PROBLEM REQUIREMENTS
Begin with the line holding "Emit a Python", end with the line holding "import plotly.graph_objects as go", and repeat every line in between exactly, without pictures.

SUPPLIED RECORDS

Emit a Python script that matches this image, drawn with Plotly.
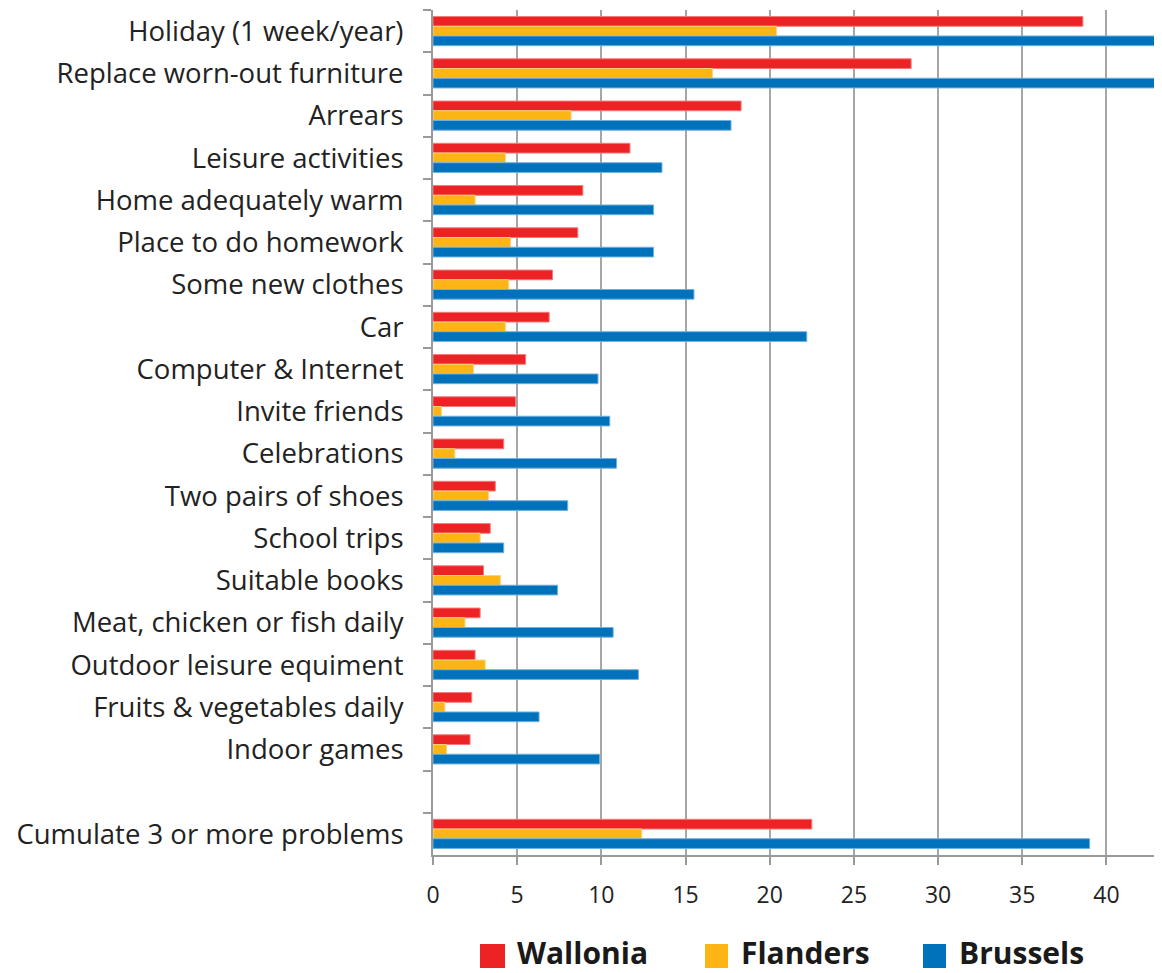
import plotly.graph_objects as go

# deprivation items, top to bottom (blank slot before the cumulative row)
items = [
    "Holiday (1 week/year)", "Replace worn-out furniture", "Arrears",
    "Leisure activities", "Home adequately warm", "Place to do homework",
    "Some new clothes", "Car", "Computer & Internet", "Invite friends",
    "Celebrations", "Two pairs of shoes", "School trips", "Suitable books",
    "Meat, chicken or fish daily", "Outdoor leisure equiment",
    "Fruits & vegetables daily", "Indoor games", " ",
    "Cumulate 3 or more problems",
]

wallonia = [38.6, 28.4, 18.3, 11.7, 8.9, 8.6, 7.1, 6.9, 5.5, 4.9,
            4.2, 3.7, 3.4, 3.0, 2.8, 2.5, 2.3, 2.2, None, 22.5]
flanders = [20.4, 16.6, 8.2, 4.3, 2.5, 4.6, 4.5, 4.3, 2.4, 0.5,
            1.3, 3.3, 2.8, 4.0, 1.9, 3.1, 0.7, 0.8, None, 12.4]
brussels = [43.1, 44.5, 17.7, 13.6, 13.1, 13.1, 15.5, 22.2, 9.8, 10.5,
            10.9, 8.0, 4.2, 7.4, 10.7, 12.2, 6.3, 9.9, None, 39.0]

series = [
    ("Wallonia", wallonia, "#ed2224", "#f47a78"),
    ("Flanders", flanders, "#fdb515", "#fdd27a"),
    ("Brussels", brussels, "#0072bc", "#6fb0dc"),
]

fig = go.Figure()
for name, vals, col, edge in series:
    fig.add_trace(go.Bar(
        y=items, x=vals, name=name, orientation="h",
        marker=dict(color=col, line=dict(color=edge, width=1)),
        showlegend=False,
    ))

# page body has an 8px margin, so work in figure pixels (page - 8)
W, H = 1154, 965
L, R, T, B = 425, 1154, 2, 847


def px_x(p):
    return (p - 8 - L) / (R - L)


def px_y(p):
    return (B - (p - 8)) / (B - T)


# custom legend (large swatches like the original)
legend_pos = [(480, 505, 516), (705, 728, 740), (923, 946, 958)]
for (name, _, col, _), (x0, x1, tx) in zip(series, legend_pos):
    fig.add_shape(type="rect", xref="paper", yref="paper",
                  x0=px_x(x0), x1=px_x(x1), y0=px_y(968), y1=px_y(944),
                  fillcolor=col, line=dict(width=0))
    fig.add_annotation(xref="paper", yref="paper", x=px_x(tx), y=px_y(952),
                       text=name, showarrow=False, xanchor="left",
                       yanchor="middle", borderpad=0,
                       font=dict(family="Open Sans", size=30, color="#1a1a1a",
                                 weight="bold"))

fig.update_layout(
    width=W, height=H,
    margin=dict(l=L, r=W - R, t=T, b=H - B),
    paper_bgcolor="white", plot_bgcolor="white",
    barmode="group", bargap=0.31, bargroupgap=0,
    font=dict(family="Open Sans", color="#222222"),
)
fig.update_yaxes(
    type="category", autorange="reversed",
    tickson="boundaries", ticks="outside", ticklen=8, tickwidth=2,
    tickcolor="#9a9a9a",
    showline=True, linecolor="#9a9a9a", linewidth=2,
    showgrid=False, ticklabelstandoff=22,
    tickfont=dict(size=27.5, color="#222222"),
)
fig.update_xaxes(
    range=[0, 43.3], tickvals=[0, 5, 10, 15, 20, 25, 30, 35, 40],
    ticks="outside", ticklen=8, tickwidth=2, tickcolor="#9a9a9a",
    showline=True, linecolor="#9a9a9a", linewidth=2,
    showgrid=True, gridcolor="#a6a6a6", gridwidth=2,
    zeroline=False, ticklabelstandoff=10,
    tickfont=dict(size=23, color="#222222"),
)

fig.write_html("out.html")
* * *
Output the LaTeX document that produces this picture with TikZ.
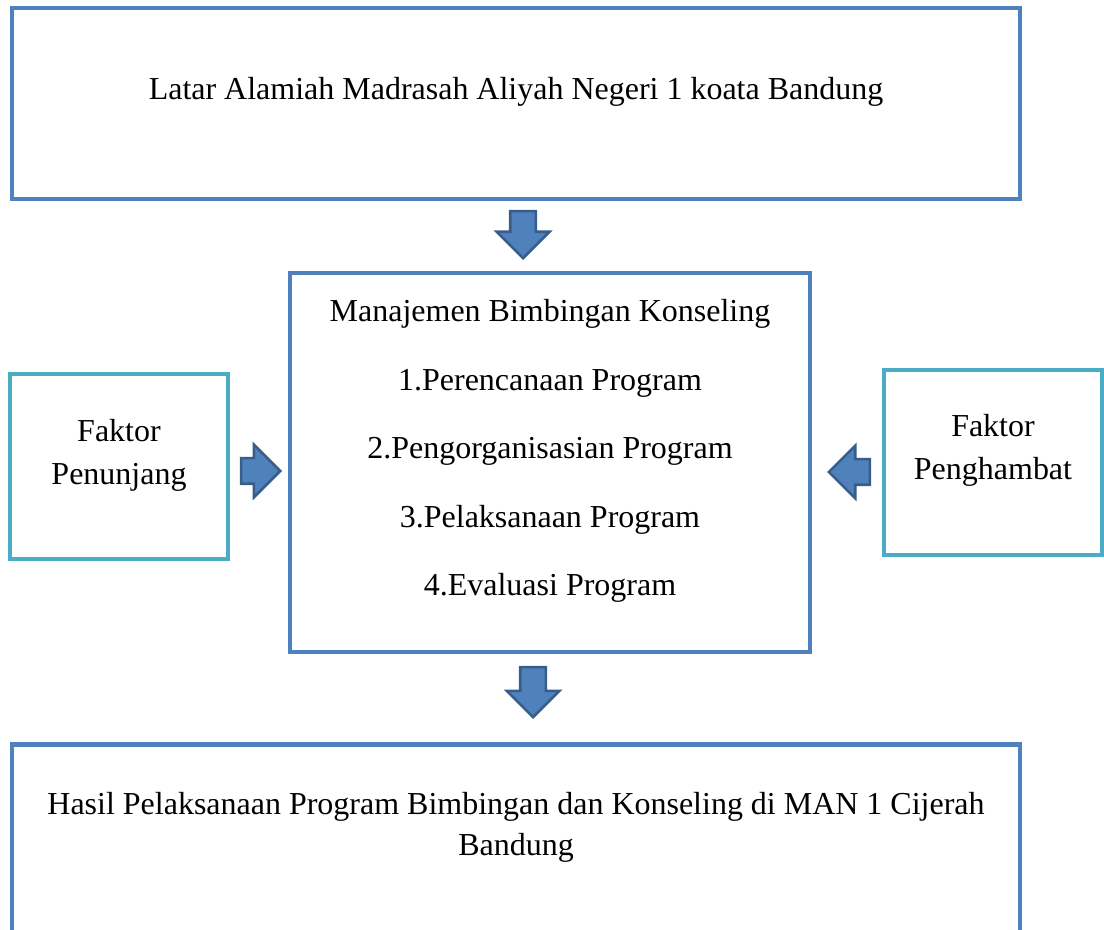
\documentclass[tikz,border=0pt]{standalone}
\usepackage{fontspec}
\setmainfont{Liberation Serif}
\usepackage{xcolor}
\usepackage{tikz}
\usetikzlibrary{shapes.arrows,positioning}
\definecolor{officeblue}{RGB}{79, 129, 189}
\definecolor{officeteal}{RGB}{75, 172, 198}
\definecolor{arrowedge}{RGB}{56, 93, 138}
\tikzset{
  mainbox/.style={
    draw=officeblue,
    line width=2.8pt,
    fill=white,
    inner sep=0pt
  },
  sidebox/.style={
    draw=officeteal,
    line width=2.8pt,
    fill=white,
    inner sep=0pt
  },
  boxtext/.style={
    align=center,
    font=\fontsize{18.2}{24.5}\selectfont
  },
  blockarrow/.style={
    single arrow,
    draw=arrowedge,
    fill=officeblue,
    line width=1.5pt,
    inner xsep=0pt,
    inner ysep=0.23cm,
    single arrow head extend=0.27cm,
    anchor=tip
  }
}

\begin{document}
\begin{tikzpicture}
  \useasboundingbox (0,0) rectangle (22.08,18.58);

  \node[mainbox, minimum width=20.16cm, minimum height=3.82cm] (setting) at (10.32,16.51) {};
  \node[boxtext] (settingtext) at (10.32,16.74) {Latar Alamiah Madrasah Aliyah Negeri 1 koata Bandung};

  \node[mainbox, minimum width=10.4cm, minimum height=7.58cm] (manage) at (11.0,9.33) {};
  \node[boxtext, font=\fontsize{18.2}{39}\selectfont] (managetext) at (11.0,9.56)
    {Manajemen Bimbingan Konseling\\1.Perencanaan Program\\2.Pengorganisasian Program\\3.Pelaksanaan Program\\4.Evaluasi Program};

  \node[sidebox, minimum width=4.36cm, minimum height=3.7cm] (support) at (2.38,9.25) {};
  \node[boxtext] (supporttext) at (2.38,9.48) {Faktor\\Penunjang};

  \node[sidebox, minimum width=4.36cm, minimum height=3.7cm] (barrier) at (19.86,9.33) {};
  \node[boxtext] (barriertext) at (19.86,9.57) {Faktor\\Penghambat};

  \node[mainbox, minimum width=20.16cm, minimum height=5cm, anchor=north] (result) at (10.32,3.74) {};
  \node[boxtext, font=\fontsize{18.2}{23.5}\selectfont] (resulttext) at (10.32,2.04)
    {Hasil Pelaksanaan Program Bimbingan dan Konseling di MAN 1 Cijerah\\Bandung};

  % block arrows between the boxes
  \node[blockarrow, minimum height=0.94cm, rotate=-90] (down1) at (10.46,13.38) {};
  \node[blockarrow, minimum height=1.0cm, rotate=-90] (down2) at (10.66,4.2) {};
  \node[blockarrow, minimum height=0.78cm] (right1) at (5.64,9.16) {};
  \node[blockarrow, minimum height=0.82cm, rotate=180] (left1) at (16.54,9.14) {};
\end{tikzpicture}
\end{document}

FULL SOLUTION
Emit a Python script that matches this image, drawn with Plotly.
import plotly.graph_objects as go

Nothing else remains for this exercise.